Some of the clever gear arrangements found in four and now, five, six and even seven-speed automatics are complex enough to make a technically astute lay person’s head spin trying to understand the flow of power through the transmission as it shifts from first gear through top gear while the vehicle accelerates to highway speed. On newer vehicles, the vehicle’s computer monitors and controls these shifts so that they are almost imperceptible.

Clutch Packs

A clutch pack consists of alternating disks that fit inside a clutch drum. Half of the disks are steel and have splines that fit into groves on the inside of the drum. The other half have a friction material bonded to their surface and have splines on the inside edge that fit groves on the outer surface of the adjoining hub. There is a piston inside the drum that is activated by oil pressure at the appropriate time to squeeze the clutch pack together so that the two components become locked and turn as one.


A band is a steel strap with friction material bonded to the inside surface. One end of the band is anchored against the transmission case while the other end is connected to a servo. At the appropriate time hydraulic oil is sent to the servo under pressure to tighten the band around the drum to stop the drum from turning.

One-Way Clutch

A one-way clutch (also known as a “sprag” clutch) is a device that will allow a component such as ring gear to turn freely in one direction but not in the other. This effect is just like that of a bicycle, where the pedals will turn the wheel when pedaling forward, but will spin free when pedaling backward.

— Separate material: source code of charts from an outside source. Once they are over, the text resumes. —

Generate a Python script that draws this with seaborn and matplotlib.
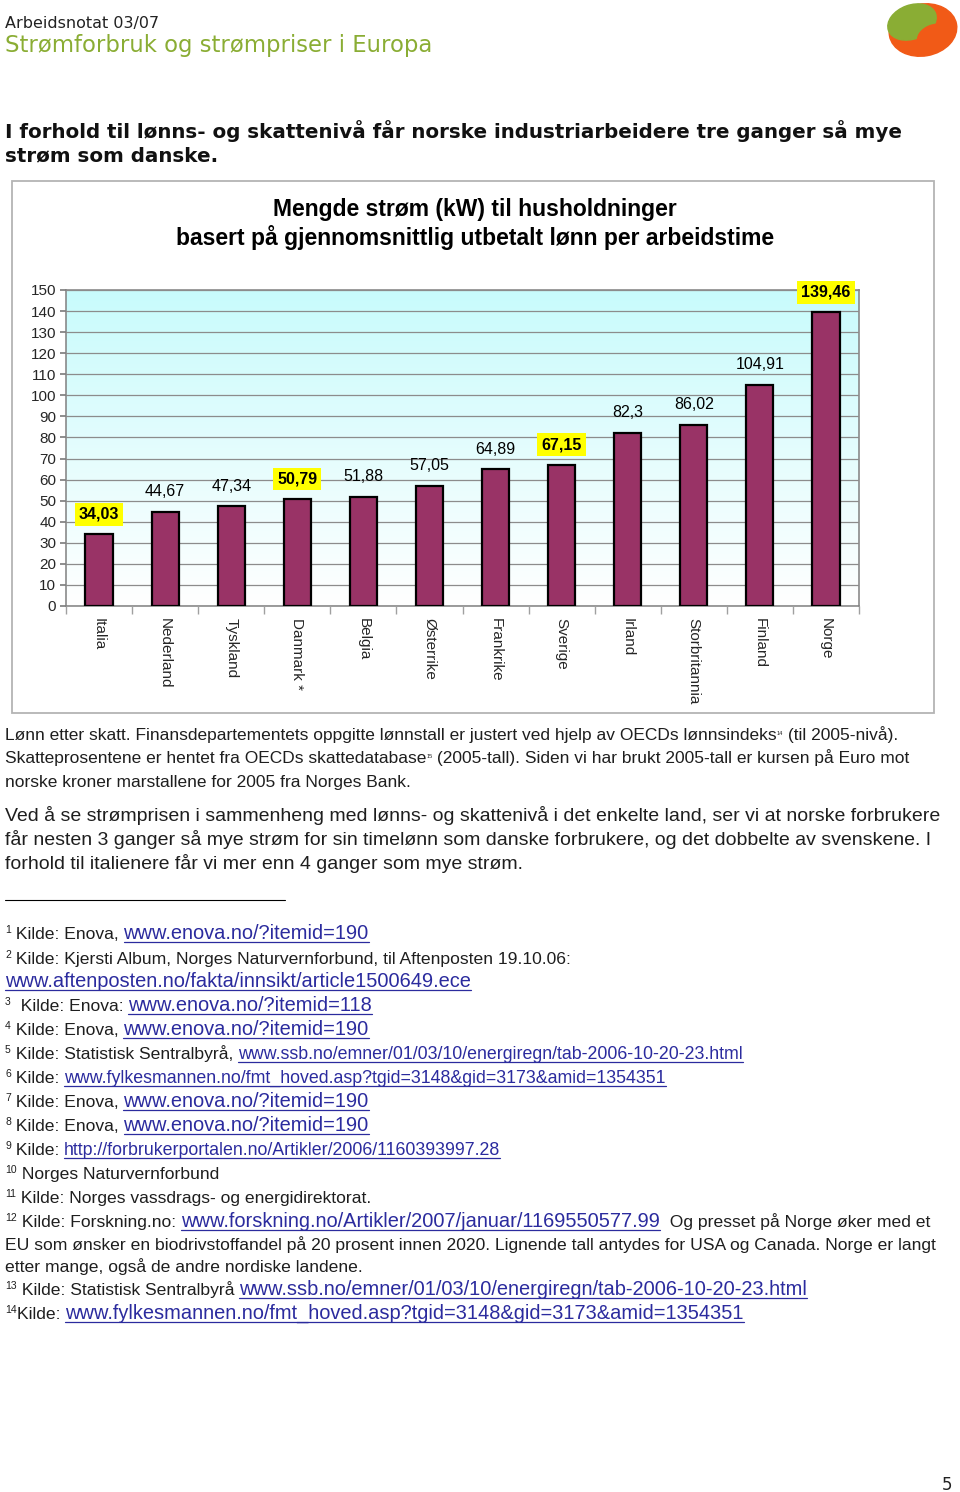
import matplotlib
matplotlib.use('Agg')
import numpy as np
import matplotlib.pyplot as plt
import seaborn as sns
from matplotlib.colors import LinearSegmentedColormap
from matplotlib.patches import Rectangle, Ellipse


# Chart data
countries = ['Italia', 'Nederland', 'Tyskland', 'Danmark *', 'Belgia', 'Østerrike',
             'Frankrike', 'Sverige', 'Irland', 'Storbritannia', 'Finland', 'Norge']
kw_per_hour = [34.03, 44.67, 47.34, 50.79, 51.88, 57.05,
               64.89, 67.15, 82.3, 86.02, 104.91, 139.46]
highlighted = ['Italia', 'Danmark *', 'Sverige', 'Norge']
y_ticks = list(range(0, 151, 10))

chart_title = ['Mengde strøm (kW) til husholdninger',
               'basert på gjennomsnittlig utbetalt lønn per arbeidstime']

# Page text
para1 = ['Lønn etter skatt. Finansdepartementets oppgitte lønnstall er justert ved hjelp av OECDs lønnsindeks',
         'Skatteprosentene er hentet fra OECDs skattedatabase',
         'norske kroner marstallene for 2005 fra Norges Bank.']
para1_tail = [' (til 2005-nivå).', ' (2005-tall). Siden vi har brukt 2005-tall er kursen på Euro mot', '']
para2 = ['Ved å se strømprisen i sammenheng med lønns- og skattenivå i det enkelte land, ser vi at norske forbrukere',
         'får nesten 3 ganger så mye strøm for sin timelønn som danske forbrukere, og det dobbelte av svenskene. I',
         'forhold til italienere får vi mer enn 4 ganger som mye strøm.']

url_ssb = 'www.ssb.no/emner/01/03/10/energiregn/tab-2006-10-20-23.html'
url_fylke = 'www.fylkesmannen.no/fmt_hoved.asp?tgid=3148&gid=3173&amid=1354351'
footnotes = [
    [('1', 'sup'), (' Kilde: Enova, ', 'txt'), ('www.enova.no/?itemid=190', 'link')],
    [('2', 'sup'), (' Kilde: Kjersti Album, Norges Naturvernforbund, til Aftenposten 19.10.06:', 'txt')],
    [('www.aftenposten.no/fakta/innsikt/article1500649.ece', 'link')],
    [('3', 'sup'), ('  Kilde: Enova: ', 'txt'), ('www.enova.no/?itemid=118', 'link')],
    [('4', 'sup'), (' Kilde: Enova, ', 'txt'), ('www.enova.no/?itemid=190', 'link')],
    [('5', 'sup'), (' Kilde: Statistisk Sentralbyrå, ', 'txt'), (url_ssb, 'links')],
    [('6', 'sup'), (' Kilde: ', 'txt'), (url_fylke, 'links')],
    [('7', 'sup'), (' Kilde: Enova, ', 'txt'), ('www.enova.no/?itemid=190', 'link')],
    [('8', 'sup'), (' Kilde: Enova, ', 'txt'), ('www.enova.no/?itemid=190', 'link')],
    [('9', 'sup'), (' Kilde: ', 'txt'), ('http://forbrukerportalen.no/Artikler/2006/1160393997.28', 'links')],
    [('10', 'sup'), (' Norges Naturvernforbund', 'txt')],
    [('11', 'sup'), (' Kilde: Norges vassdrags- og energidirektorat.', 'txt')],
    [('12', 'sup'), (' Kilde: Forskning.no: ', 'txt'),
     ('www.forskning.no/Artikler/2007/januar/1169550577.99', 'link'),
     ('  Og presset på Norge øker med et', 'txt')],
    [('EU som ønsker en biodrivstoffandel på 20 prosent innen 2020. Lignende tall antydes for USA og Canada. Norge er langt', 'txt')],
    [('etter mange, også de andre nordiske landene.', 'txt')],
    [('13', 'sup'), (' Kilde: Statistisk Sentralbyrå ', 'txt'), (url_ssb, 'link')],
    [('14', 'sup'), ('Kilde: ', 'txt'), (url_fylke, 'link')],
]
footnote_baselines = [939, 964, 987, 1011, 1035, 1059, 1083, 1107, 1131, 1155,
                      1179, 1203, 1227, 1250, 1272, 1295, 1319]

BODY = 'Liberation Sans'
HEAD = 'DejaVu Sans'
TEXT_COL = '#1e1e1e'
LINK_COL = '#2b2b9e'
GREEN = '#8aad34'
ORANGE = '#f15a17'

STYLES = {
    'txt': dict(size=12.6, color=TEXT_COL, dy=0, underline=False),
    'sup': dict(size=7.5, color=TEXT_COL, dy=-6, underline=False),
    'link': dict(size=14.4, color=LINK_COL, dy=0, underline=True),
    'links': dict(size=12.8, color=LINK_COL, dy=0, underline=True),
    'para1': dict(size=12.5, color=TEXT_COL, dy=0, underline=False),
    'tiny': dict(size=4, color=TEXT_COL, dy=-5, underline=False),
    'para2': dict(size=14.0, color=TEXT_COL, dy=0, underline=False),
}


sns.set_theme(style='white')
plt.rcParams['font.family'] = [BODY, 'DejaVu Sans']

fig = plt.figure(figsize=(9.6, 14.92), dpi=100)
fig.patch.set_facecolor('white')
page = fig.add_axes([0, 0, 1, 1], zorder=0)
page.set_xlim(0, 960)
page.set_ylim(1492, 0)
page.axis('off')
renderer = fig.canvas.get_renderer()


def put_runs(x, y, runs):
    # place text pieces one after another on a shared baseline
    for text, kind in runs:
        st = STYLES[kind]
        t = page.text(x, y + st['dy'], text, fontsize=st['size'], color=st['color'],
                      family=BODY, va='baseline', ha='left')
        w = t.get_window_extent(renderer).width
        if st['underline']:
            page.plot([x, x + w], [y + 2.5, y + 2.5], color=st['color'], lw=0.9)
        x += w
    return x


# Header
page.text(5, 28, 'Arbeidsnotat 03/07', fontsize=11.5, family=HEAD, color='#222222', va='baseline')
page.text(5, 52, 'Strømforbruk og strømpriser i Europa', fontsize=16.4, family=HEAD,
          color=GREEN, va='baseline')
page.text(5, 138, 'I forhold til lønns- og skattenivå får norske industriarbeidere tre ganger så mye',
          fontsize=14.3, family=HEAD, fontweight='bold', color='#111111', va='baseline')
page.text(5, 161, 'strøm som danske.', fontsize=14.3, family=HEAD, fontweight='bold',
          color='#111111', va='baseline')

# Logo
page.add_patch(Ellipse((923, 30), 68, 52, angle=-10, color=ORANGE, zorder=2))
page.add_patch(Ellipse((912, 22), 50, 34, angle=-20, color=GREEN, zorder=3))
page.add_patch(Ellipse((934, 37), 34, 24, angle=-20, color=ORANGE, zorder=3))

# Chart frame
page.add_patch(Rectangle((12, 181), 922, 532, facecolor='white', edgecolor='#b4b4b4', lw=1.3))
for i, line in enumerate(chart_title):
    page.text(475, 216 + 29 * i, line, fontsize=16.5, fontweight='bold', family=BODY,
              ha='center', va='baseline', color='black')

# Chart
ax = fig.add_axes([66 / 960, 1 - 606 / 1492, 793 / 960, 316 / 1492], zorder=1)
ax.patch.set_alpha(0)
grad = LinearSegmentedColormap.from_list('sky', ['#ffffff', '#c8fbfc'])
ax.imshow(np.linspace(0, 1, 256).reshape(-1, 1), cmap=grad, origin='lower', aspect='auto',
          extent=(-0.5, len(countries) - 0.5, 0, 150), zorder=0)

sns.barplot(x=countries, y=kw_per_hour, color='#993366', saturation=1, width=0.41,
            edgecolor='black', linewidth=1.6, ax=ax, zorder=3)

ax.set_xlim(-0.5, len(countries) - 0.5)
ax.set_ylim(0, 150)
ax.set_yticks(y_ticks)
ax.yaxis.grid(True, color='#8c8c8c', lw=0.9, zorder=1)
ax.set_axisbelow(False)
for gl in ax.get_ygridlines():
    gl.set_zorder(1)
for sp in ax.spines.values():
    sp.set_color('#808080')
    sp.set_linewidth(1.1)
    sp.set_visible(True)

ax.tick_params(axis='y', length=4, color='#808080', labelsize=11, pad=3, left=True)
ax.tick_params(axis='x', length=0, pad=9, labelsize=11)
ax.set_xticks(np.arange(-0.5, len(countries), 1), minor=True)
ax.tick_params(axis='x', which='minor', length=6, color='#a0a0a0', bottom=True)
ax.set_xticks(range(len(countries)))
ax.set_xticklabels(countries, rotation=270, ha='center', va='top')
ax.set_xlabel('')
ax.set_ylabel('')

labels = [('%g' % v).replace('.', ',') for v in kw_per_hour]
texts = ax.bar_label(ax.containers[0], labels=labels, padding=9, fontsize=11.5, color='black')
for name, t in zip(countries, texts):
    t.set_zorder(5)
    if name in highlighted:
        t.set_fontweight('bold')
        t.set_bbox(dict(boxstyle='square,pad=0.25', facecolor='#ffff00', edgecolor='none'))

# Text below chart
for i, line in enumerate(para1):
    y = 740 + 23.5 * i
    x = put_runs(5, y, [(line, 'para1')])
    if para1_tail[i]:
        x = put_runs(x, y, [('1' + str(4 + i), 'tiny')])
        put_runs(x, y, [(para1_tail[i], 'para1')])

for i, line in enumerate(para2):
    put_runs(5, 821 + 24 * i, [(line, 'para2')])

page.plot([5, 285], [900, 900], color='black', lw=0.8)

for runs, y in zip(footnotes, footnote_baselines):
    put_runs(5, y, runs)

page.text(947, 1490, '5', fontsize=12, family=HEAD, ha='center', va='baseline', color='#222222')

fig.savefig('out.png', dpi=100)
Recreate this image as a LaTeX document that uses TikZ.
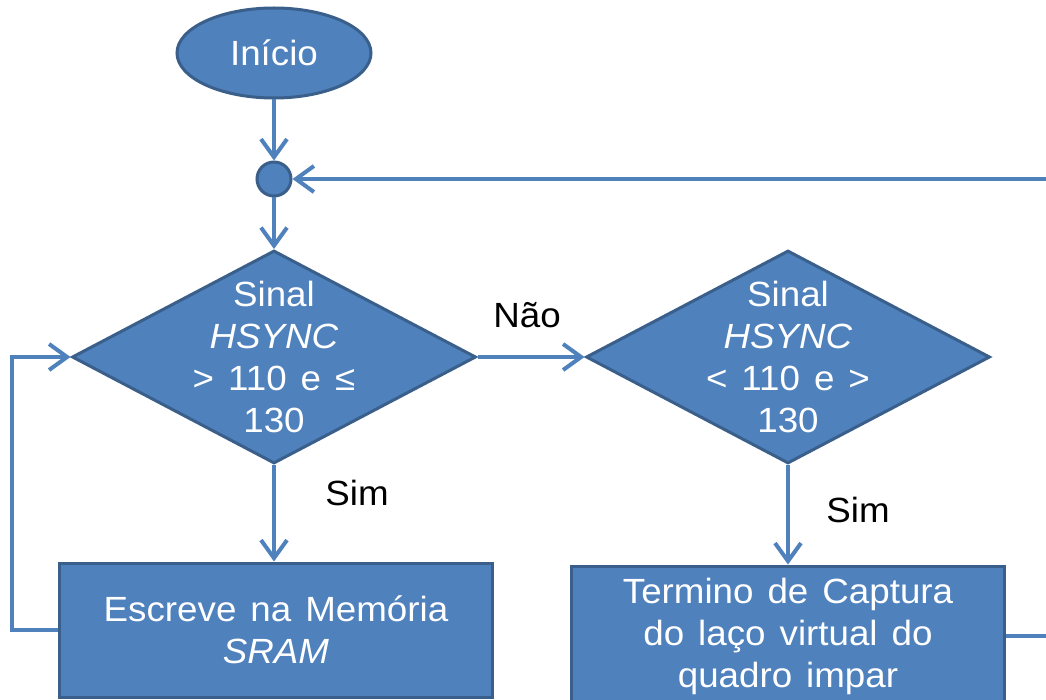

A common place where a one-way clutch is used is in first gear when the shifter is in the drive position. When you begin to accelerate from a stop, the transmission starts out in first gear. But have you ever noticed what happens if you release the gas while it is still in first gear? The vehicle continues to coast as if you were in neutral. Now, shift into Low gear instead of Drive. When you let go of the gas in this case, you will feel the engine slow you down just like a standard shift car. The reason for this is that in Drive, a one-way clutch is used whereas in Low, a clutch pack or a band is used.